■ **Task material**:
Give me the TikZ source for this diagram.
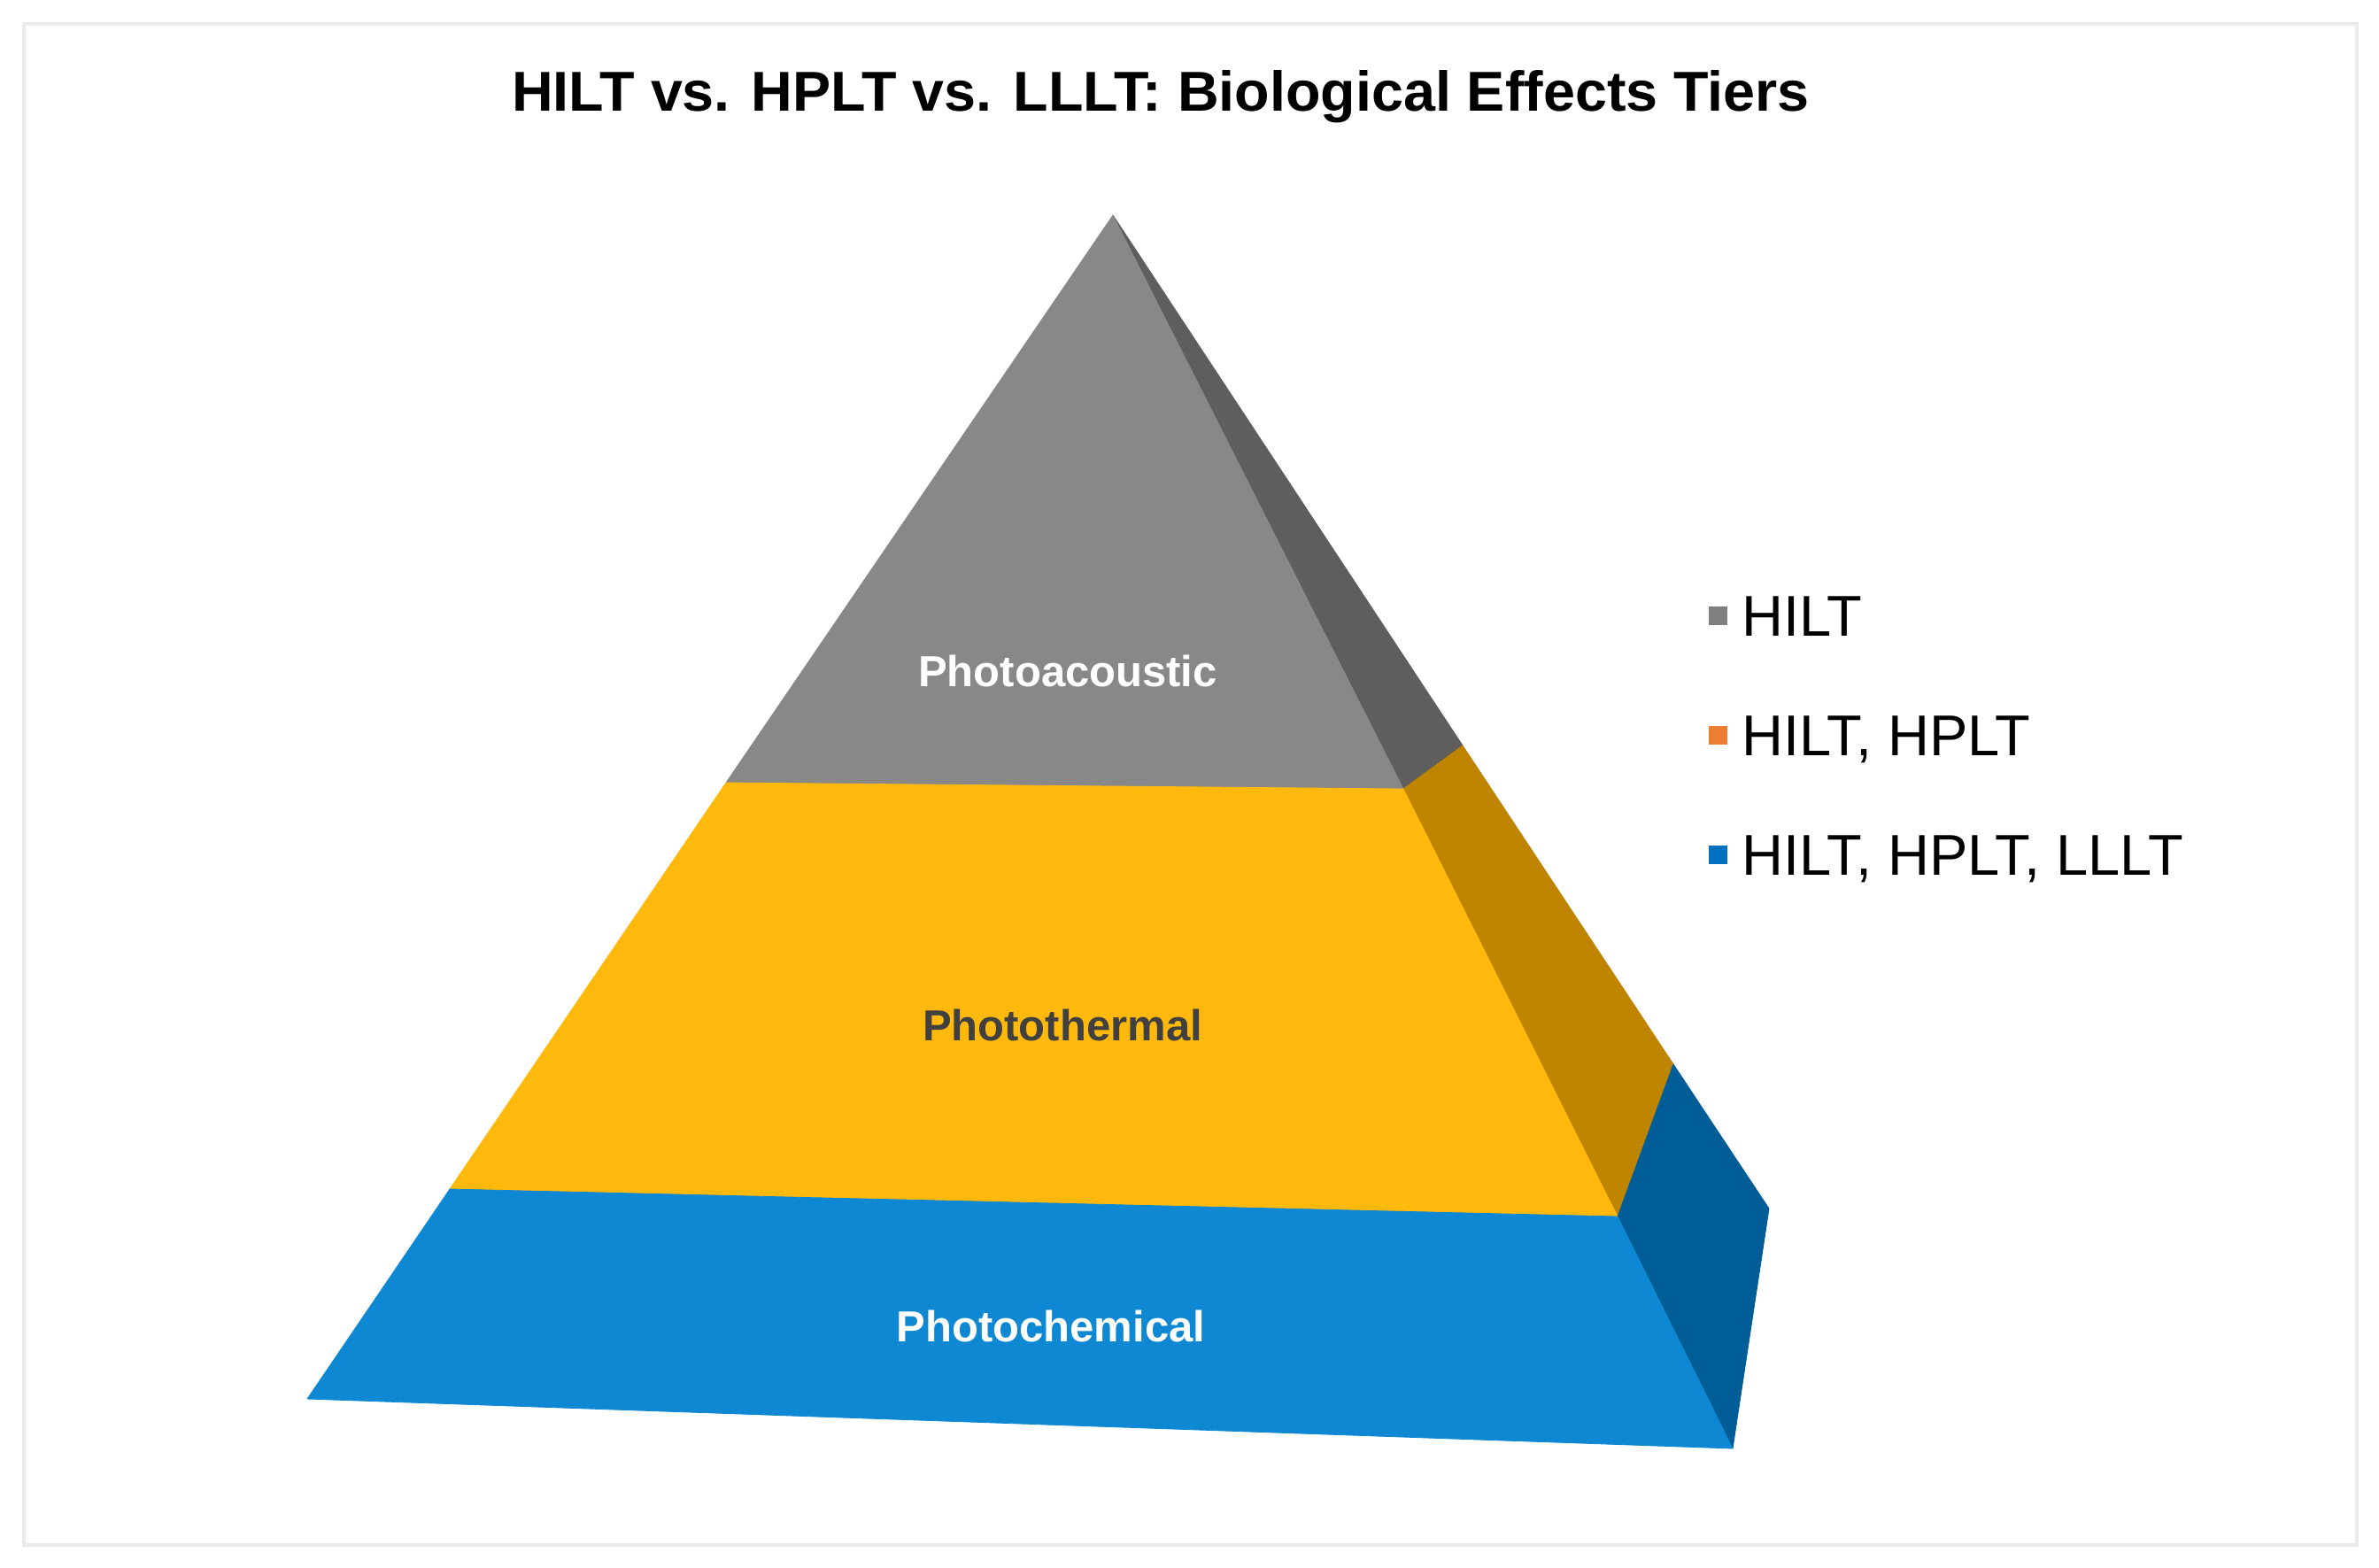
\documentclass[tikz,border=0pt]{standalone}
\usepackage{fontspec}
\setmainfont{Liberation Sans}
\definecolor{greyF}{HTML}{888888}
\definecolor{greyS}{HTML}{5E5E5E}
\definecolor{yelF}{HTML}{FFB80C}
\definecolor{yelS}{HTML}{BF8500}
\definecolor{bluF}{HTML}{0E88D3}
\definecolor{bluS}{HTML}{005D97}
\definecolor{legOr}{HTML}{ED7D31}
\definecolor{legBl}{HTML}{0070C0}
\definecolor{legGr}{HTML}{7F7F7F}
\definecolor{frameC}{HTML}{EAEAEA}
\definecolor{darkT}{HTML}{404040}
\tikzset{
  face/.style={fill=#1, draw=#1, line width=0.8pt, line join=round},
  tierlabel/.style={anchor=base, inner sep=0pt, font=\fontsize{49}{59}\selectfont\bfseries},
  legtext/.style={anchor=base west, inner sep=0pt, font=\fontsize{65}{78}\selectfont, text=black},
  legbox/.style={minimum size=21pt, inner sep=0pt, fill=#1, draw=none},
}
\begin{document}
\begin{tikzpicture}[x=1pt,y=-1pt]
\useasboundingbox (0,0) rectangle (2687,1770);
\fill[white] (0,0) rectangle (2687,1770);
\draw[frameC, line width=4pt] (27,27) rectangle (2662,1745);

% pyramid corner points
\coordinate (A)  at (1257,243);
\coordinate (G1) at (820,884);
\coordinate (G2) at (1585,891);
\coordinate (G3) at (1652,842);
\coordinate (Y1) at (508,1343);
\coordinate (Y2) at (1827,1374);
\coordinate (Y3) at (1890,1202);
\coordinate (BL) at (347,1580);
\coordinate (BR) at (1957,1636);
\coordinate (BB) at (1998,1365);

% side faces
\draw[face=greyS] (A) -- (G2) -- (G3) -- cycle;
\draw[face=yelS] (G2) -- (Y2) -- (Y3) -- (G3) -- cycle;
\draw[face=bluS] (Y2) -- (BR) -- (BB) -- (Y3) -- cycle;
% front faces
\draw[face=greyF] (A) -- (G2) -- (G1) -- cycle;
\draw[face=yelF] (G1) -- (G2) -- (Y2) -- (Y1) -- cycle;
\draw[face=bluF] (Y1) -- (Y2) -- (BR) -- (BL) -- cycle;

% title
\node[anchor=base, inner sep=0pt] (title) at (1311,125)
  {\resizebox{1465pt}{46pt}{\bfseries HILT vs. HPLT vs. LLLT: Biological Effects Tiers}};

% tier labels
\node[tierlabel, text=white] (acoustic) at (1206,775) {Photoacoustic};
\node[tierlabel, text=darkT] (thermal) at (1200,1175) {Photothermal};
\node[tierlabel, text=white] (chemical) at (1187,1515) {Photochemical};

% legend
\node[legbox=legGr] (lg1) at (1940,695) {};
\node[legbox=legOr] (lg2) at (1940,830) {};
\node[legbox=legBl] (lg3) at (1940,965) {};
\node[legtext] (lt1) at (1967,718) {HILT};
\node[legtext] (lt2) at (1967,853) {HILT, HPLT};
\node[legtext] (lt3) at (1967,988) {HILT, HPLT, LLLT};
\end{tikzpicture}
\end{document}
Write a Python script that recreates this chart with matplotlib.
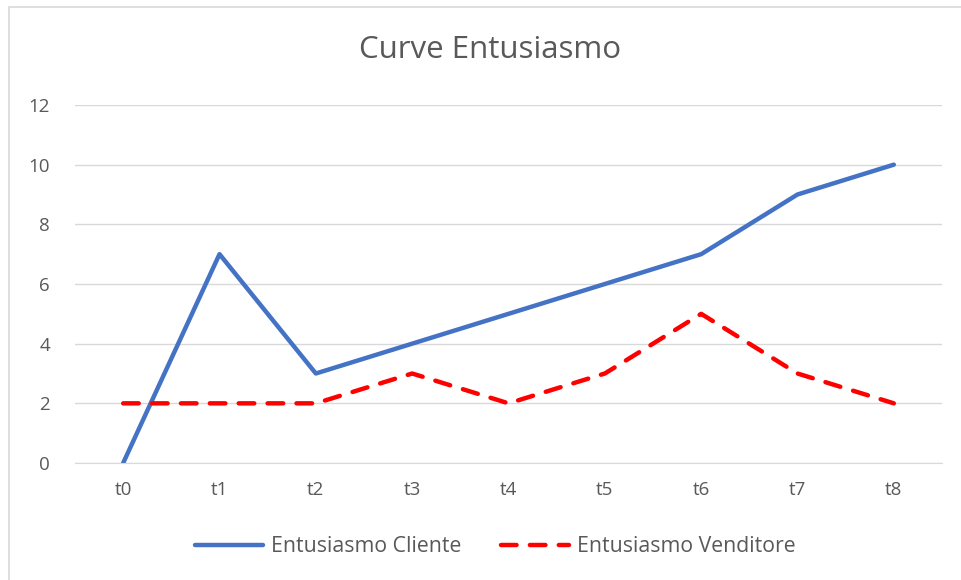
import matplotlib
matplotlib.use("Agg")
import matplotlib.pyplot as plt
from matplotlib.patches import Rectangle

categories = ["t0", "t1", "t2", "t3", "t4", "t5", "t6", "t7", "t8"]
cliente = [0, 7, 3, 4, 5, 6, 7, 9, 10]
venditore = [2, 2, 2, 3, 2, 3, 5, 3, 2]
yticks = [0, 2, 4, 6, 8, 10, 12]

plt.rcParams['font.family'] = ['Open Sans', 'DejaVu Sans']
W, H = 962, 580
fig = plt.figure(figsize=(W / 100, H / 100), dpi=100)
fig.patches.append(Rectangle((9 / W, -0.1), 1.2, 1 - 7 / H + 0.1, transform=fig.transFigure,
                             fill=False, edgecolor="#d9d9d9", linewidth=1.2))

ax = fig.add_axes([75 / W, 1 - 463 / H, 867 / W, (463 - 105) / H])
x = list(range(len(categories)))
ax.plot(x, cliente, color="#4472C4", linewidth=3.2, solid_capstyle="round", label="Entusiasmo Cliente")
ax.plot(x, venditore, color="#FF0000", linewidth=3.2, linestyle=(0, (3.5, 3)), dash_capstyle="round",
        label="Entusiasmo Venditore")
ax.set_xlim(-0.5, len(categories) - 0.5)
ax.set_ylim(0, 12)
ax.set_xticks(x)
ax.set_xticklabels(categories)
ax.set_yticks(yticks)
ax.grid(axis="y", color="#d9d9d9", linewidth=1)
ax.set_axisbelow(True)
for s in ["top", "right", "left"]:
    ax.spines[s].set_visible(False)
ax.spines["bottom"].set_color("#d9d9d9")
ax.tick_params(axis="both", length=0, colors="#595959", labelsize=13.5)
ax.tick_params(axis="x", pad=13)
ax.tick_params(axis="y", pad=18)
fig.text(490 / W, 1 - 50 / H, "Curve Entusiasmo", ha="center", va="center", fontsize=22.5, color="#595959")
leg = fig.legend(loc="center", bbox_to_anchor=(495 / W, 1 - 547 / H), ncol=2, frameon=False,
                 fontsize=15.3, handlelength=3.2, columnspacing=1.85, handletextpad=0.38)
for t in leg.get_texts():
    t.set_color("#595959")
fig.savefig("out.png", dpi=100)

■ **Exercise details**: Each entry shown above must be quoted exactly, with its pictures left out.

■ **Response to this task**:
Give me the TikZ source for this diagram.
\documentclass[tikz,border=0pt]{standalone}
\usepackage{fontspec}
\setmainfont{Liberation Sans}
\definecolor{greyF}{HTML}{888888}
\definecolor{greyS}{HTML}{5E5E5E}
\definecolor{yelF}{HTML}{FFB80C}
\definecolor{yelS}{HTML}{BF8500}
\definecolor{bluF}{HTML}{0E88D3}
\definecolor{bluS}{HTML}{005D97}
\definecolor{legOr}{HTML}{ED7D31}
\definecolor{legBl}{HTML}{0070C0}
\definecolor{legGr}{HTML}{7F7F7F}
\definecolor{frameC}{HTML}{EAEAEA}
\definecolor{darkT}{HTML}{404040}
\tikzset{
  face/.style={fill=#1, draw=#1, line width=0.8pt, line join=round},
  tierlabel/.style={anchor=base, inner sep=0pt, font=\fontsize{49}{59}\selectfont\bfseries},
  legtext/.style={anchor=base west, inner sep=0pt, font=\fontsize{65}{78}\selectfont, text=black},
  legbox/.style={minimum size=21pt, inner sep=0pt, fill=#1, draw=none},
}
\begin{document}
\begin{tikzpicture}[x=1pt,y=-1pt]
\useasboundingbox (0,0) rectangle (2687,1770);
\fill[white] (0,0) rectangle (2687,1770);
\draw[frameC, line width=4pt] (27,27) rectangle (2662,1745);

% pyramid corner points
\coordinate (A)  at (1257,243);
\coordinate (G1) at (820,884);
\coordinate (G2) at (1585,891);
\coordinate (G3) at (1652,842);
\coordinate (Y1) at (508,1343);
\coordinate (Y2) at (1827,1374);
\coordinate (Y3) at (1890,1202);
\coordinate (BL) at (347,1580);
\coordinate (BR) at (1957,1636);
\coordinate (BB) at (1998,1365);

% side faces
\draw[face=greyS] (A) -- (G2) -- (G3) -- cycle;
\draw[face=yelS] (G2) -- (Y2) -- (Y3) -- (G3) -- cycle;
\draw[face=bluS] (Y2) -- (BR) -- (BB) -- (Y3) -- cycle;
% front faces
\draw[face=greyF] (A) -- (G2) -- (G1) -- cycle;
\draw[face=yelF] (G1) -- (G2) -- (Y2) -- (Y1) -- cycle;
\draw[face=bluF] (Y1) -- (Y2) -- (BR) -- (BL) -- cycle;

% title
\node[anchor=base, inner sep=0pt] (title) at (1311,125)
  {\resizebox{1465pt}{46pt}{\bfseries HILT vs. HPLT vs. LLLT: Biological Effects Tiers}};

% tier labels
\node[tierlabel, text=white] (acoustic) at (1206,775) {Photoacoustic};
\node[tierlabel, text=darkT] (thermal) at (1200,1175) {Photothermal};
\node[tierlabel, text=white] (chemical) at (1187,1515) {Photochemical};

% legend
\node[legbox=legGr] (lg1) at (1940,695) {};
\node[legbox=legOr] (lg2) at (1940,830) {};
\node[legbox=legBl] (lg3) at (1940,965) {};
\node[legtext] (lt1) at (1967,718) {HILT};
\node[legtext] (lt2) at (1967,853) {HILT, HPLT};
\node[legtext] (lt3) at (1967,988) {HILT, HPLT, LLLT};
\end{tikzpicture}
\end{document}
Write a Python script that recreates this chart with matplotlib.
import matplotlib
matplotlib.use("Agg")
import matplotlib.pyplot as plt
from matplotlib.patches import Rectangle

categories = ["t0", "t1", "t2", "t3", "t4", "t5", "t6", "t7", "t8"]
cliente = [0, 7, 3, 4, 5, 6, 7, 9, 10]
venditore = [2, 2, 2, 3, 2, 3, 5, 3, 2]
yticks = [0, 2, 4, 6, 8, 10, 12]

plt.rcParams['font.family'] = ['Open Sans', 'DejaVu Sans']
W, H = 962, 580
fig = plt.figure(figsize=(W / 100, H / 100), dpi=100)
fig.patches.append(Rectangle((9 / W, -0.1), 1.2, 1 - 7 / H + 0.1, transform=fig.transFigure,
                             fill=False, edgecolor="#d9d9d9", linewidth=1.2))

ax = fig.add_axes([75 / W, 1 - 463 / H, 867 / W, (463 - 105) / H])
x = list(range(len(categories)))
ax.plot(x, cliente, color="#4472C4", linewidth=3.2, solid_capstyle="round", label="Entusiasmo Cliente")
ax.plot(x, venditore, color="#FF0000", linewidth=3.2, linestyle=(0, (3.5, 3)), dash_capstyle="round",
        label="Entusiasmo Venditore")
ax.set_xlim(-0.5, len(categories) - 0.5)
ax.set_ylim(0, 12)
ax.set_xticks(x)
ax.set_xticklabels(categories)
ax.set_yticks(yticks)
ax.grid(axis="y", color="#d9d9d9", linewidth=1)
ax.set_axisbelow(True)
for s in ["top", "right", "left"]:
    ax.spines[s].set_visible(False)
ax.spines["bottom"].set_color("#d9d9d9")
ax.tick_params(axis="both", length=0, colors="#595959", labelsize=13.5)
ax.tick_params(axis="x", pad=13)
ax.tick_params(axis="y", pad=18)
fig.text(490 / W, 1 - 50 / H, "Curve Entusiasmo", ha="center", va="center", fontsize=22.5, color="#595959")
leg = fig.legend(loc="center", bbox_to_anchor=(495 / W, 1 - 547 / H), ncol=2, frameon=False,
                 fontsize=15.3, handlelength=3.2, columnspacing=1.85, handletextpad=0.38)
for t in leg.get_texts():
    t.set_color("#595959")
fig.savefig("out.png", dpi=100)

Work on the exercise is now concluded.